Unwittingly, I was clinging to a little bit of the glory that was rightly meant for God. I say unwittingly because had you asked me I would have said I wasn’t good enough for God’s grace. I would have said I cannot earn my salvation. My brain lived with these two opposing beliefs.
The funny thing is I’m quite certain I’m not the only one that holds these beliefs. In fact, I see this idea –
the idea that “at least I was never a _________ (fill in the blank)” …
a lot amongst believers. It is the elephant in the room. No one calls it out but it’s there. It’s spoken in round about ways. In knowing eyes and coded words.
“At least, I’m not…”.
“I’m a good person…”
“I’ve got my life together”
“I follow the rules”
“I contribute _____ (time, money, insert your word here)”
All of this screams out… I’m good enough. I am presentable enough to enter God’s kingdom. I am good.

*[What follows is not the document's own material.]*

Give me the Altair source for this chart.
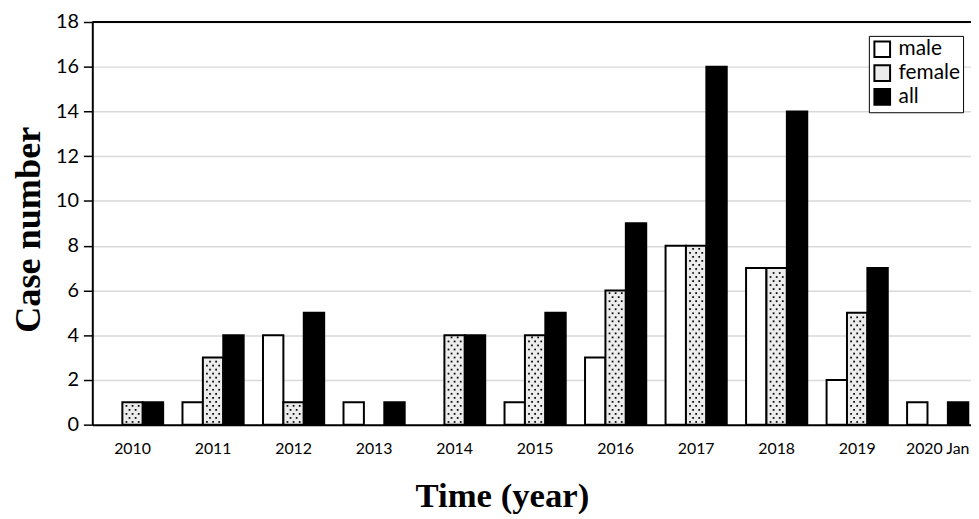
import altair as alt
import pandas as pd

years = ["2010", "2011", "2012", "2013", "2014", "2015", "2016", "2017", "2018", "2019", "2020 Jan"]
male = [0, 1, 4, 1, 0, 1, 3, 8, 7, 2, 1]
female = [1, 3, 1, 0, 4, 4, 6, 8, 7, 5, 0]
total = [1, 4, 5, 1, 4, 5, 9, 16, 14, 7, 1]
groups = ["male", "female", "all"]

rows = []
for i, y in enumerate(years):
    rows.append({"year": y, "group": "male", "value": male[i]})
    rows.append({"year": y, "group": "female", "value": female[i]})
    rows.append({"year": y, "group": "all", "value": total[i]})
df = pd.DataFrame(rows)

# dotted fill texture for the female bars (derived from the female values)
slots = [f"s{k}" for k in range(21)]
dots = []
step = 0.18
for i, y in enumerate(years):
    v = female[i]
    k = 0
    yy = 0.12
    while yy < v - 0.07:
        cols = [8, 10, 12] if k % 2 == 0 else [9, 11]
        for c in cols:
            dots.append({"year": y, "slot": f"s{c}", "v": yy})
        k += 1
        yy += step
dots_df = pd.DataFrame(dots)

xscale = alt.Scale(domain=years, range=[0, 893], paddingInner=0.24, paddingOuter=0.12)
yscale = alt.Scale(domain=[0, 18], nice=False)

bars = alt.Chart(df).mark_bar(stroke="black", strokeWidth=2).encode(
    x=alt.X("year:N", scale=xscale, sort=years,
            axis=alt.Axis(title="Time (year)", labelAngle=0, ticks=False,
                          domainColor="black", domainWidth=2,
                          labelFont="Lato", labelFontSize=16, labelColor="black",
                          labelPadding=16,
                          titleFont="Liberation Serif", titleFontSize=35,
                          titleFontWeight="bold", titleColor="black",
                          titleX=413, titleY=83, titleBaseline="alphabetic",
                          titleAlign="center")),
    xOffset=alt.XOffset("group:N", sort=groups,
                        scale=alt.Scale(domain=groups, paddingInner=0, paddingOuter=0)),
    y=alt.Y("value:Q", scale=yscale,
            axis=alt.Axis(title="Case number", values=list(range(0, 19, 2)),
                          domainColor="black", domainWidth=2,
                          tickColor="black", tickSize=9, tickWidth=1.5,
                          labelFont="Lato", labelFontSize=20, labelColor="black",
                          labelPadding=5,
                          gridColor="#d9d9d9", gridWidth=1.5,
                          titleFont="Liberation Serif", titleFontSize=36.5,
                          titleFontWeight="bold", titleColor="black",
                          titleAngle=-90, titleX=-64, titleY=209,
                          titleBaseline="middle", titleAlign="center")),
    color=alt.Color("group:N", sort=groups,
                    scale=alt.Scale(domain=groups, range=["white", "#ececec", "black"]),
                    legend=alt.Legend(title=None, orient="none", legendX=783, legendY=14,
                                      symbolType="square", symbolSize=250,
                                      symbolStrokeColor="black", symbolStrokeWidth=2,
                                      labelFont="Lato", labelFontSize=21, labelColor="black",
                                      labelOffset=6, rowPadding=-1, padding=3,
                                      strokeColor="black", fillColor="white")),
).transform_filter(alt.datum.value > 0)

dot_layer = alt.Chart(dots_df).mark_square(size=3, color="black", opacity=1).encode(
    x=alt.X("year:N", scale=xscale, sort=years),
    xOffset=alt.XOffset("slot:N", sort=slots,
                        scale=alt.Scale(domain=slots, paddingInner=0, paddingOuter=0)),
    y=alt.Y("v:Q", scale=yscale),
)

top = alt.Chart(pd.DataFrame({"top": [18]})).mark_rule(color="black", strokeWidth=2).encode(
    y=alt.Y("top:Q", scale=yscale)
)

chart = alt.layer(bars, dot_layer, top).resolve_scale(xOffset="independent").properties(
    width=886, height=406,
    autosize=alt.AutoSizeParams(type="none"),
    padding={"left": 85, "top": 12, "right": 0, "bottom": 92},
    background="white",
).configure_view(stroke=None)

chart.save("out.html", embed_options={"renderer": "svg", "actions": False})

The truth is I never was a “good enough” girl for God’s amazing grace. You and I, friend, we’re not good enough.
For if we were, there’d be no need for Jesus.
We can never be good enough… or follow the rules enough.. or have our life together, enough… to be worthy of entering into God’s presence, let alone a relationship. I cannot earn my way to heaven.
No amount of good behavior, good deeds, or thoughts can move me one step closer to earning a relationship with Christ.
And.. amen to that.
Isn’t that exhausting??
Trying to earn someone’s approval?
Trying to earn someone’s friendship??
Trying to be good enough??
It’s down-right, bone-aching exhausting. And it’s wrapped in failure. Every. Time.
And Praise Him for His simple, releasing way of coming to Him.
He says, “Come to me, all you who are weary and burdened, and I will give you rest” – Matthew 11:28
The truth is God isn’t a God of complication. He is a God of clarity and simplicity.
He is a God of Grace. And freely gives that Grace when we are so, so undeserving of it.
Let’s put the “good girl” myth to death. I know I have in my own life since my epiphany several weeks ago. I am very aware of my daily failures… and I know I was never a “good girl” to earn God’s grace by my own efforts. It is most definitely a gift – freely given to all who seek it.